--- Written task ---
Retype exactly what runs from the first line of the data to the line with "(0,0) rectangle (860,639);", keeping both of those lines and skipping pictures.

--- Dataset excerpt ---
══════════

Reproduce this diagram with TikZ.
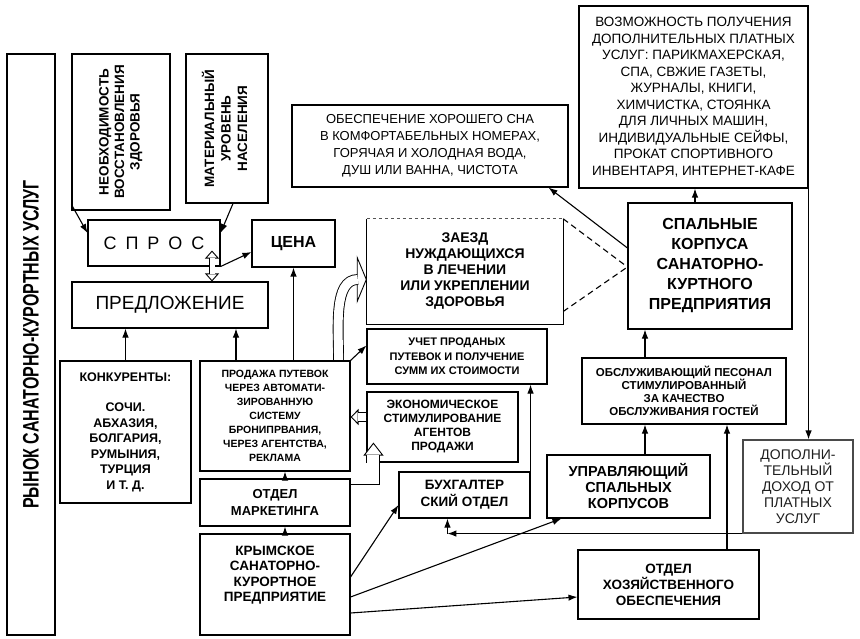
\documentclass[tikz,border=0pt]{standalone}
\usepackage{fontspec}
\usepackage{graphicx}
\setmainfont{Liberation Sans}
\usetikzlibrary{arrows.meta,calc}
\definecolor{incomegray}{HTML}{1E1E1E}
\definecolor{incomeline}{HTML}{4A4A4A}
\definecolor{dashgray}{HTML}{555555}
\newcommand{\setfs}[2]{\fontsize{#1}{#2}\selectfont}

\tikzset{
  box/.style={draw, line width=1.1pt, inner sep=0pt, align=center},
  arr/.style={line width=1.1pt, -{Latex[length=9pt,width=6.5pt]}},
  hollow/.style n args={3}{draw=white, line width=0.9pt,
    -{Triangle[color=black, fill=white, line width=0.9pt, length=#2, width=#3]},
    postaction={draw=black, double=white, double distance=#1, -, shorten >=#2-1pt}},
  hollowboth/.style n args={3}{draw=white, line width=0.9pt,
    {Triangle[color=black, fill=white, line width=0.9pt, length=#2, width=#3]}-{Triangle[color=black, fill=white, line width=0.9pt, length=#2, width=#3]},
    postaction={draw=black, double=white, double distance=#1, -, shorten >=#2-1pt, shorten <=#2-1pt}},
  link/.style={line width=1.1pt, dash pattern=on 6pt off 4pt}
}

\begin{document}
\begin{tikzpicture}[x=1pt, y=-1pt]
  \useasboundingbox (0,0) rectangle (860,639);

  % left column
  \node[box, minimum width=48pt, minimum height=581pt] (market) at (31,344.5)
    {\rotatebox{90}{\scalebox{1}[1.4]{\setfs{16}{19}\bfseries РЫНОК САНАТОРНО-КУРОРТНЫХ УСЛУГ}}};
  \node[box, minimum width=98pt, minimum height=156pt] (need) at (121,132)
    {\rotatebox{90}{\setfs{13.5}{15.5}\bfseries\begin{tabular}{@{}c@{}}НЕОБХОДИМОСТЬ\\ВОССТАНОВЛЕНИЯ\\ЗДОРОВЬЯ\end{tabular}}};
  \node[box, minimum width=82pt, minimum height=149pt] (level) at (227,128.5)
    {\rotatebox{90}{\setfs{13.5}{16.5}\bfseries\begin{tabular}{@{}c@{}}МАТЕРИАЛЬНЫЙ\\УРОВЕНЬ\\НАСЕЛЕНИЯ\end{tabular}}};
  \node[box, minimum width=132pt, minimum height=46pt, font=\setfs{18}{20}] (spros) at (154,243)
    {С\hspace{9pt}П\hspace{9pt}Р\hspace{9pt}О\hspace{9pt}С};
  \node[box, minimum width=83pt, minimum height=47pt, font=\setfs{16}{18}\bfseries] (price) at (293.5,243.5) {ЦЕНА};
  \node[box, minimum width=196pt, minimum height=46pt, font=\setfs{19}{21}] (offer) at (170,305) {ПРЕДЛОЖЕНИЕ};
  \node[box, minimum width=131pt, minimum height=142pt, font=\setfs{12.5}{15.5}\bfseries] (rivals) at (125.5,432)
    {КОНКУРЕНТЫ:\\[15pt]СОЧИ.\\АБХАЗИЯ,\\БОЛГАРИЯ,\\РУМЫНИЯ,\\ТУРЦИЯ\\И Т. Д.};
  \node[box, minimum width=150pt, minimum height=110pt, font=\setfs{10.5}{14}\bfseries] (sales) at (275,416)
    {ПРОДАЖА ПУТЕВОК\\ЧЕРЕЗ АВТОМАТИ-\\ЗИРОВАННУЮ\\СИСТЕМУ\\БРОНИПРВАНИЯ,\\ЧЕРЕЗ АГЕНТСТВА,\\РЕКЛАМА};
  \node[box, minimum width=150pt, minimum height=47pt, font=\setfs{13}{17}\bfseries] (mkt) at (275,502.5)
    {ОТДЕЛ\\МАРКЕТИНГА};
  \node[box, minimum width=150pt, minimum height=101pt, font=\setfs{13.5}{15.6}\bfseries] (crimea) at (275,584.5)
    {КРЫМСКОЕ\\САНАТОРНО-\\КУРОРТНОЕ\\ПРЕДПРИЯТИЕ\\[6pt]~};

  % middle column
  \node[inner sep=0pt, minimum width=196pt, minimum height=105pt, align=center, font=\setfs{14}{16}\bfseries] (arrival) at (465,271.5)
    {ЗАЕЗД\\НУЖДАЮЩИХСЯ\\В ЛЕЧЕНИИ\\ИЛИ УКРЕПЛЕНИИ\\ЗДОРОВЬЯ};
  \draw[line width=1.1pt] (arrival.north west) -- (arrival.south west) -- (arrival.south east) -- (arrival.north east);
  \draw[dashgray, line width=1pt, dashed] (arrival.north west) -- (arrival.north east);
  \node[box, minimum width=180pt, minimum height=55pt, font=\setfs{11}{14.5}\bfseries] (account) at (457,356.5)
    {УЧЕТ ПРОДАНЫХ\\ПУТЕВОК И ПОЛУЧЕНИЕ\\СУММ ИХ СТОИМОСТИ};
  \node[box, minimum width=151pt, minimum height=70pt, font=\setfs{12}{14}\bfseries] (stimul) at (442.5,427)
    {ЭКОНОМИЧЕСКОЕ\\СТИМУЛИРОВАНИЕ\\АГЕНТОВ\\ПРОДАЖИ};
  \node[box, minimum width=131pt, minimum height=46pt, font=\setfs{13.5}{17}\bfseries] (buh) at (464.5,495)
    {БУХГАЛТЕР\\СКИЙ ОТДЕЛ};
  \node[box, minimum width=276pt, minimum height=82pt, font=\setfs{13}{17}] (sleep) at (430,146)
    {ОБЕСПЕЧЕНИЕ ХОРОШЕГО СНА\\В КОМФОРТАБЕЛЬНЫХ НОМЕРАХ,\\ГОРЯЧАЯ И ХОЛОДНАЯ ВОДА,\\ДУШ ИЛИ ВАННА, ЧИСТОТА};

  % right column
  \node[box, minimum width=229pt, minimum height=182pt, font=\setfs{13.5}{16.5}] (extras) at (693.5,97)
    {ВОЗМОЖНОСТЬ ПОЛУЧЕНИЯ\\ДОПОЛНИТЕЛЬНЫХ ПЛАТНЫХ\\УСЛУГ: ПАРИКМАХЕРСКАЯ,\\СПА, СВЖИЕ ГАЗЕТЫ,\\ЖУРНАЛЫ, КНИГИ,\\ХИМЧИСТКА, СТОЯНКА\\ДЛЯ ЛИЧНЫХ МАШИН,\\ИНДИВИДУАЛЬНЫЕ СЕЙФЫ,\\ПРОКАТ СПОРТИВНОГО\\ИНВЕНТАРЯ, ИНТЕРНЕТ-КАФЕ};
  \node[box, minimum width=164pt, minimum height=126pt, font=\setfs{16}{20}\bfseries] (blocks) at (710,266)
    {СПАЛЬНЫЕ\\КОРПУСА\\САНАТОРНО-\\КУРТНОГО\\ПРЕДПРИЯТИЯ};
  \node[box, minimum width=204pt, minimum height=66pt, font=\setfs{11.5}{13}\bfseries] (staff) at (684,391)
    {ОБСЛУЖИВАЮЩИЙ ПЕСОНАЛ\\СТИМУЛИРОВАННЫЙ\\ЗА КАЧЕСТВО\\ОБСЛУЖИВАНИЯ ГОСТЕЙ};
  \node[box, minimum width=163pt, minimum height=63pt, font=\setfs{14.5}{16}\bfseries] (manager) at (628.5,486.5)
    {УПРАВЛЯЮЩИЙ\\СПАЛЬНЫХ\\КОРПУСОВ};
  \node[box, minimum width=181pt, minimum height=69pt, font=\setfs{13.5}{16}\bfseries] (supply) at (668.5,584.5)
    {ОТДЕЛ\\ХОЗЯЙСТВЕННОГО\\ОБЕСПЕЧЕНИЯ};
  \node[box, draw=incomeline, text=incomegray, minimum width=110pt, minimum height=93pt, font=\setfs{14}{16}] (income) at (798,486.5)
    {ДОПОЛНИ-\\ТЕЛЬНЫЙ\\ДОХОД ОТ\\ПЛАТНЫХ\\УСЛУГ};

  % demand and supply
  \draw[arr] ([yshift=6pt]need.south west) -- ([yshift=10pt]spros.west);
  \draw[arr] ([xshift=6pt]level.south) -- ([yshift=10pt]spros.east);
  \draw[arr] (spros.south east) -- ([yshift=-8.5pt]price.west);
  \draw[hollowboth={5pt}{8pt}{14pt}] ([xshift=58pt,yshift=16pt]spros.south) -- ([xshift=42pt]offer.north);
  \draw[arr] (rivals.north) -- (rivals.north |- offer.south);
  \draw[arr] ([xshift=-39pt]sales.north) -- ([xshift=-39pt]sales.north |- offer.south);
  \draw[arr] (sales.north -| price.south) -- (price.south);
  \draw[arr] ([xshift=10pt]crimea.north) -- ([xshift=10pt]mkt.south);
  \draw[arr] ([xshift=10pt]mkt.north) -- ([xshift=10pt]sales.south);

  % sales and accounting
  \draw[hollow={9pt}{10pt}{48pt}] ([xshift=-12pt,yshift=0.6pt]sales.north east) to[out=90, in=180] ([yshift=-8pt]arrival.west);
  \draw[arr] (sales.north east) -- ([yshift=11pt]account.west);
  \draw[hollow={8pt}{8pt}{16pt}] ([yshift=10pt]stimul.west) -- ([yshift=10pt]stimul.west -| sales.east);
  \draw[hollow={12pt}{13pt}{20pt}] ([xshift=0.6pt]mkt.north east) -| ([xshift=7pt,yshift=20pt]stimul.south west);
  \draw[arr] (buh.north east) -- (buh.north east |- account.south);
  \draw[arr] ([yshift=7.5pt]crimea.east) -- ([yshift=-10pt]buh.west);
  \draw[arr] ([yshift=-12.5pt]crimea.east) -- ([xshift=15pt]manager.south west);
  \draw[arr] ([yshift=-28.5pt]crimea.east) -- ([yshift=-12.5pt]supply.west);

  % sleeping blocks
  \draw[arr] ([xshift=16.5pt]manager.north) -- ([xshift=16.5pt]manager.north |- staff.south);
  \draw[arr] ([xshift=-39pt]staff.north) -- ([xshift=-39pt]staff.north |- blocks.south);
  \draw[arr] ([xshift=58.5pt]supply.north) -- ([xshift=58.5pt]supply.north |- staff.south);
  \draw[arr] ([xshift=-15pt]blocks.north) -- ([xshift=-15pt]blocks.north |- extras.south);
  \draw[arr] ([yshift=18pt]blocks.west) -- ([xshift=-20pt]sleep.south east);
  \draw[link] (arrival.north east) -- ([yshift=-1pt]blocks.west);
  \draw[link] ([yshift=-40pt]arrival.east) -- ([yshift=-1pt]blocks.west);

  % extra income
  \coordinate (turn) at ([xshift=49pt]buh.south west |- income.south west);
  \draw[arr] (extras.south east) -- (extras.south east |- income.north);
  \draw[arr] (income.south west) -- (turn);
  \draw[arr] (turn) -- (turn |- buh.south);
\end{tikzpicture}
\end{document}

══════════

--- Solved exercise ---
Reproduce this diagram with TikZ.
\documentclass[tikz,border=0pt]{standalone}
\usepackage{fontspec}
\usepackage{graphicx}
\setmainfont{Liberation Sans}
\usetikzlibrary{arrows.meta,calc}
\definecolor{incomegray}{HTML}{1E1E1E}
\definecolor{incomeline}{HTML}{4A4A4A}
\definecolor{dashgray}{HTML}{555555}
\newcommand{\setfs}[2]{\fontsize{#1}{#2}\selectfont}

\tikzset{
  box/.style={draw, line width=1.1pt, inner sep=0pt, align=center},
  arr/.style={line width=1.1pt, -{Latex[length=9pt,width=6.5pt]}},
  hollow/.style n args={3}{draw=white, line width=0.9pt,
    -{Triangle[color=black, fill=white, line width=0.9pt, length=#2, width=#3]},
    postaction={draw=black, double=white, double distance=#1, -, shorten >=#2-1pt}},
  hollowboth/.style n args={3}{draw=white, line width=0.9pt,
    {Triangle[color=black, fill=white, line width=0.9pt, length=#2, width=#3]}-{Triangle[color=black, fill=white, line width=0.9pt, length=#2, width=#3]},
    postaction={draw=black, double=white, double distance=#1, -, shorten >=#2-1pt, shorten <=#2-1pt}},
  link/.style={line width=1.1pt, dash pattern=on 6pt off 4pt}
}

\begin{document}
\begin{tikzpicture}[x=1pt, y=-1pt]
  \useasboundingbox (0,0) rectangle (860,639);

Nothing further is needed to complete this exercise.